**Available data:**
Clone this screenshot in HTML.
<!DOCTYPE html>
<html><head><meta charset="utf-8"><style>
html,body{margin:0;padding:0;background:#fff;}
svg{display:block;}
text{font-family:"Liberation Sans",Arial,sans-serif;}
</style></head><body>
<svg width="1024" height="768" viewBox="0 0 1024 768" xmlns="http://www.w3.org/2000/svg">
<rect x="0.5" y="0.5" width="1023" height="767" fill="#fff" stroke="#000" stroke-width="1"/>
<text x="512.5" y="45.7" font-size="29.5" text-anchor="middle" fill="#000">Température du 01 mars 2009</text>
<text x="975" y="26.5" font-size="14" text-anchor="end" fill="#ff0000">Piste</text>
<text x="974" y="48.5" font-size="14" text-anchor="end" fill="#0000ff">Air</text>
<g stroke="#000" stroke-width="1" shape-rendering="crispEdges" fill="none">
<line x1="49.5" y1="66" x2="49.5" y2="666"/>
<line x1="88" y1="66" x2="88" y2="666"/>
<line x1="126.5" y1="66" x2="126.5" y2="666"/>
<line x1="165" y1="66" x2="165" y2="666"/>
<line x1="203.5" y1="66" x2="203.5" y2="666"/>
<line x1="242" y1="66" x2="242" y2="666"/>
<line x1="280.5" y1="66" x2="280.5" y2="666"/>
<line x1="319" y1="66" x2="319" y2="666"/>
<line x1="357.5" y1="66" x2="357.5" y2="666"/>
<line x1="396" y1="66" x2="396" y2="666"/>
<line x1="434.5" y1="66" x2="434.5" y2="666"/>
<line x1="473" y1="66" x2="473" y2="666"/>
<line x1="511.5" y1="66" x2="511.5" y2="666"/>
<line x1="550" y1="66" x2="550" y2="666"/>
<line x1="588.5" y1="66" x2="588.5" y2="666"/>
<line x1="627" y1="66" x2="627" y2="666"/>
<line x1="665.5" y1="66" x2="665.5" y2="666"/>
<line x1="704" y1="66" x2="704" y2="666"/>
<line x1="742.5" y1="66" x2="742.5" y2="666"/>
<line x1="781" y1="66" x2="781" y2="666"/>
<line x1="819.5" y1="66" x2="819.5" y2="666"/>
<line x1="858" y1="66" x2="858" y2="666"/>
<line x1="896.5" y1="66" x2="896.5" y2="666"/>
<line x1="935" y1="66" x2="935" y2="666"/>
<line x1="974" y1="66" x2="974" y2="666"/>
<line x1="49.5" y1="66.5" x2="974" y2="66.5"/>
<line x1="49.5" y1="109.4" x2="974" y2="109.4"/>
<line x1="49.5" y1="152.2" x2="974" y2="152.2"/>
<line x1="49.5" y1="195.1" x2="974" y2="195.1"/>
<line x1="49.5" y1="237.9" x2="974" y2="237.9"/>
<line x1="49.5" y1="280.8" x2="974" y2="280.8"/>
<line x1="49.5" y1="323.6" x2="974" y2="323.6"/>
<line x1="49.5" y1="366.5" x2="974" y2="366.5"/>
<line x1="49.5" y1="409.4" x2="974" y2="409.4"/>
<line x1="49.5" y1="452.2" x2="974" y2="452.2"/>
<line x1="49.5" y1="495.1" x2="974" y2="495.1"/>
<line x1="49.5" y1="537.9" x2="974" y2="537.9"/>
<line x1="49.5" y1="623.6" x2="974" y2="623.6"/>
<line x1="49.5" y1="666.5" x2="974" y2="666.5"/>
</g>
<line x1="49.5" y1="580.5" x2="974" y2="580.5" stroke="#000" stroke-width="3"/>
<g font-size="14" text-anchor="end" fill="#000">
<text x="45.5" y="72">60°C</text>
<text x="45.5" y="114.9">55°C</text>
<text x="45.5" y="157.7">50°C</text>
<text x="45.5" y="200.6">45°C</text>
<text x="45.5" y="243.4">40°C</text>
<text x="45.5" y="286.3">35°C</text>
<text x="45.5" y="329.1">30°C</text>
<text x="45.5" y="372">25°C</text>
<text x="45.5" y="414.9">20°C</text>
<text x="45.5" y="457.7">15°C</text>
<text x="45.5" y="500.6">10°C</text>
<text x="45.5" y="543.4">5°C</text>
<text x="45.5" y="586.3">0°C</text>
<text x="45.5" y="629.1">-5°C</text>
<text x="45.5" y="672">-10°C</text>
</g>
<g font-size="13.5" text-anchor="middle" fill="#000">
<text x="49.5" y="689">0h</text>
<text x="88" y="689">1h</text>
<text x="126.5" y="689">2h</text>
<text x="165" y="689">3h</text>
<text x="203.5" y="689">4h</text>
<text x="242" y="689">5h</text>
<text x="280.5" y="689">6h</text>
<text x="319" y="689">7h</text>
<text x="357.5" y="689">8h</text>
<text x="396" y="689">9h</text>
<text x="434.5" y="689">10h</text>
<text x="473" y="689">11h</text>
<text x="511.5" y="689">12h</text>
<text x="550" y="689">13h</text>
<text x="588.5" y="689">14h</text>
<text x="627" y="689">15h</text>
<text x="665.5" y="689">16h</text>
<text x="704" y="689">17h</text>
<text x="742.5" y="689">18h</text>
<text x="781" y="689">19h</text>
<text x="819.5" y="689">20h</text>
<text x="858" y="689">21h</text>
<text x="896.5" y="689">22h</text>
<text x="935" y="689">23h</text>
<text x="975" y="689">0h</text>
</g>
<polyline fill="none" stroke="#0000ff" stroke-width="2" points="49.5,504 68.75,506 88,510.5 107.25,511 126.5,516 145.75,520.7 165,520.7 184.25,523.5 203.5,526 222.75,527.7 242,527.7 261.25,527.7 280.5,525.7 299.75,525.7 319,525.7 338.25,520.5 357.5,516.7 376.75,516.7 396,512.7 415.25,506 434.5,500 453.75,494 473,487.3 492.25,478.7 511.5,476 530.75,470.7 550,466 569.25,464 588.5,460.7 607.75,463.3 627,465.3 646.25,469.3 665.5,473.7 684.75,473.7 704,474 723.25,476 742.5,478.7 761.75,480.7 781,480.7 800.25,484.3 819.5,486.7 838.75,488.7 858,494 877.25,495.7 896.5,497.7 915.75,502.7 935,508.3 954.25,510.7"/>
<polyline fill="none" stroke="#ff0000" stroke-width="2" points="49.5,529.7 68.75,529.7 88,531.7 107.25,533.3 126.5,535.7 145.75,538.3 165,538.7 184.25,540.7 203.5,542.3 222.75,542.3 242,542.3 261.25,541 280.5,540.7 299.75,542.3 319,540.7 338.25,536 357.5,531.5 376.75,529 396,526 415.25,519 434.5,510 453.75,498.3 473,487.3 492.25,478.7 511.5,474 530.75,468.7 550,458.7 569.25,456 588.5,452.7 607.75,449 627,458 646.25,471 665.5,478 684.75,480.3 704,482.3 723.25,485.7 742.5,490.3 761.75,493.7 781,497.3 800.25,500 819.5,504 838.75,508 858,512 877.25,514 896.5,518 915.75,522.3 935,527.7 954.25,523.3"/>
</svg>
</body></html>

---

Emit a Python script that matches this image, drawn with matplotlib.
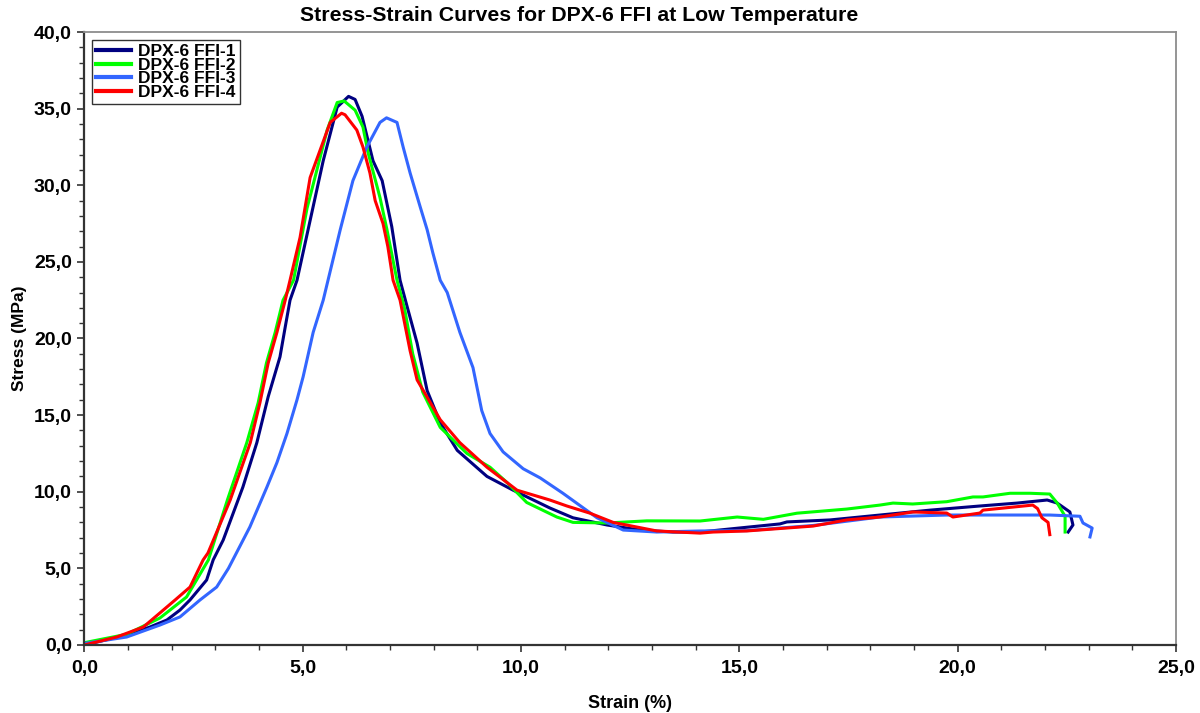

* * *

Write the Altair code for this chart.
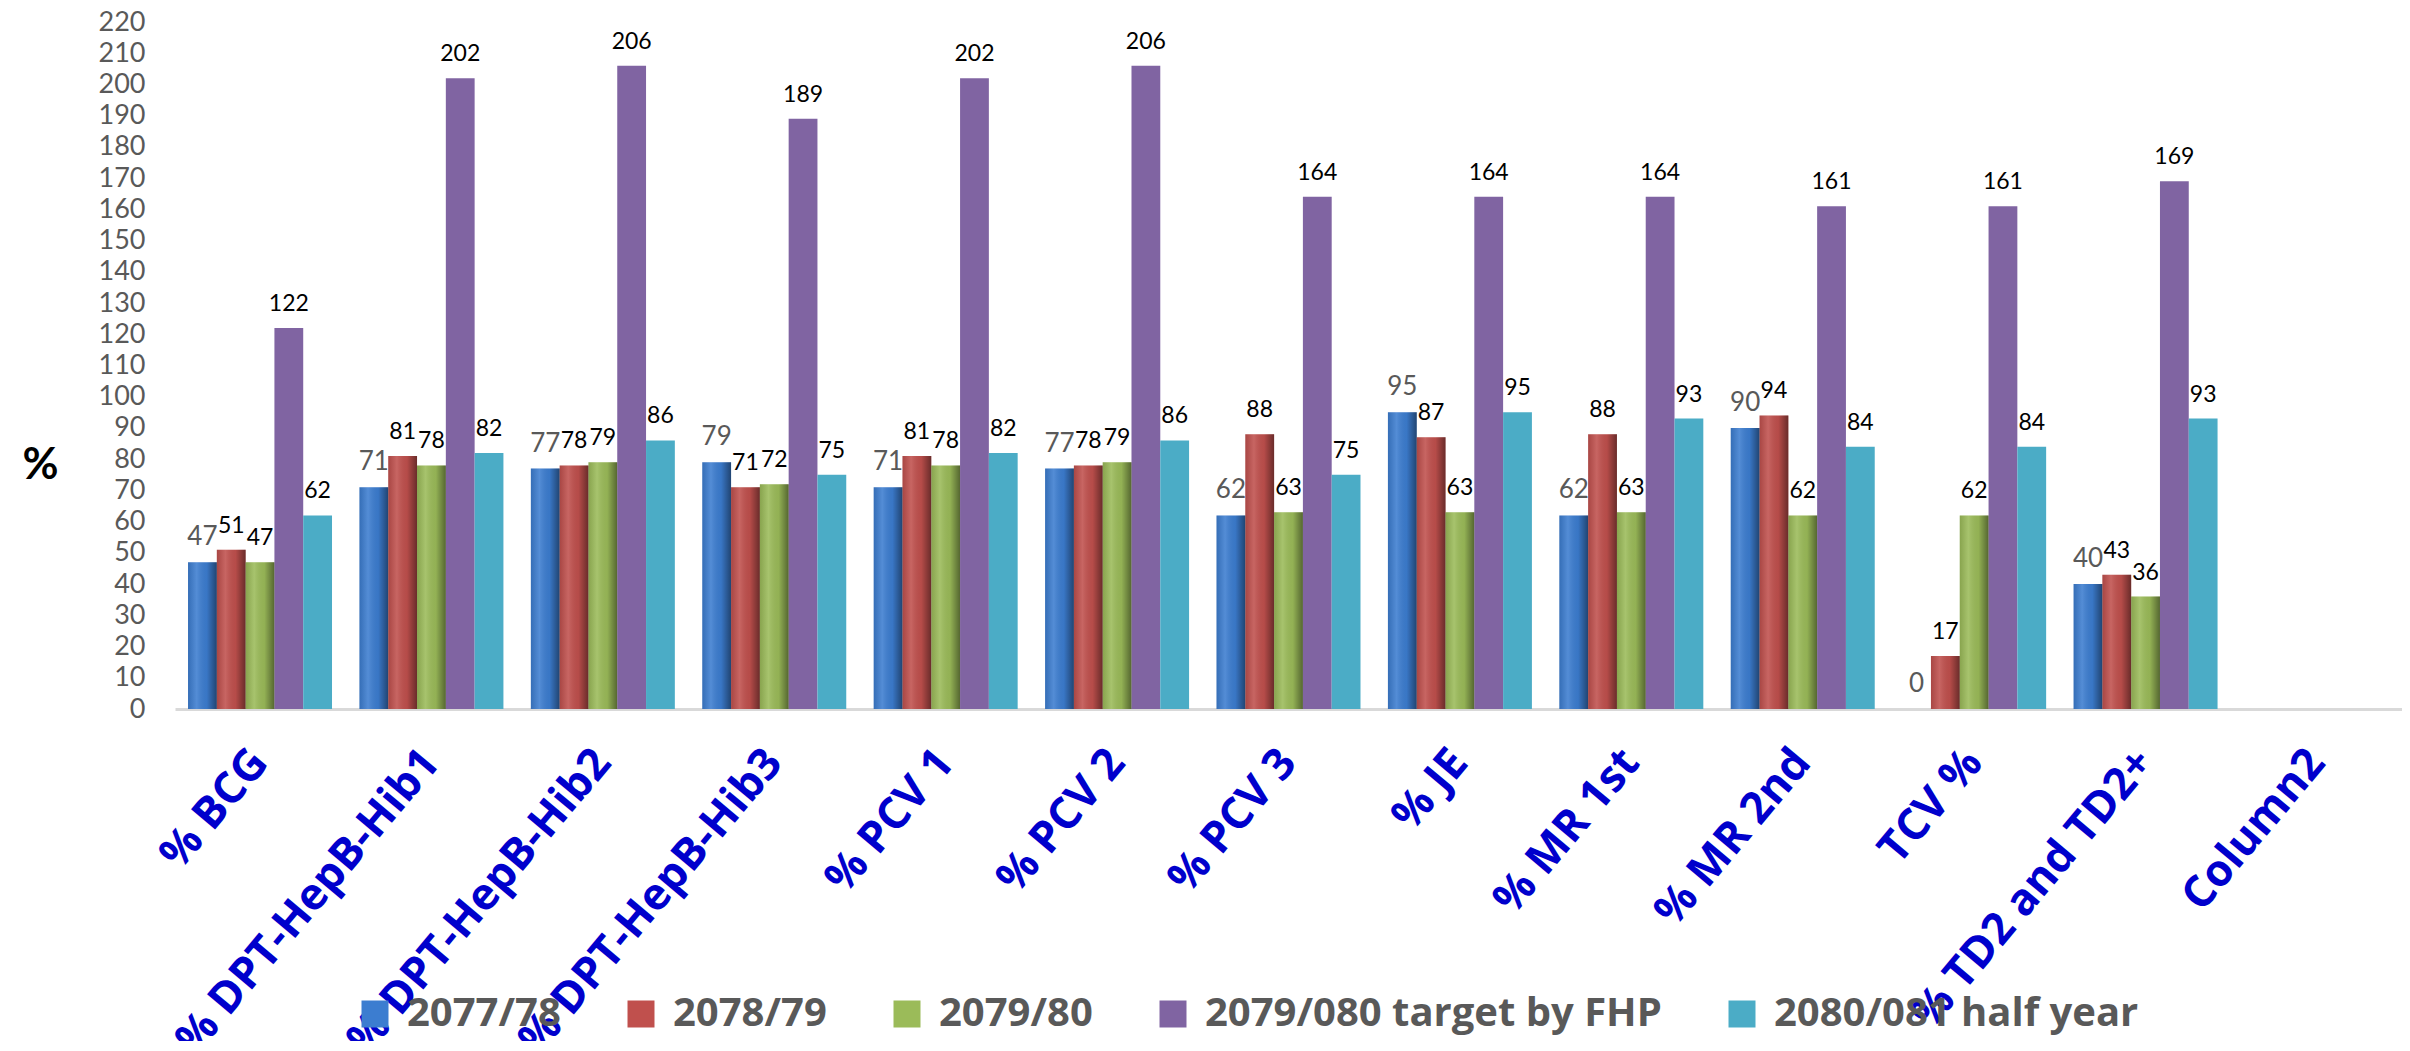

**What is asked:**
Determine how many lines of the listing above hold the word "this". Report that number without anything else.

**Task response:**
3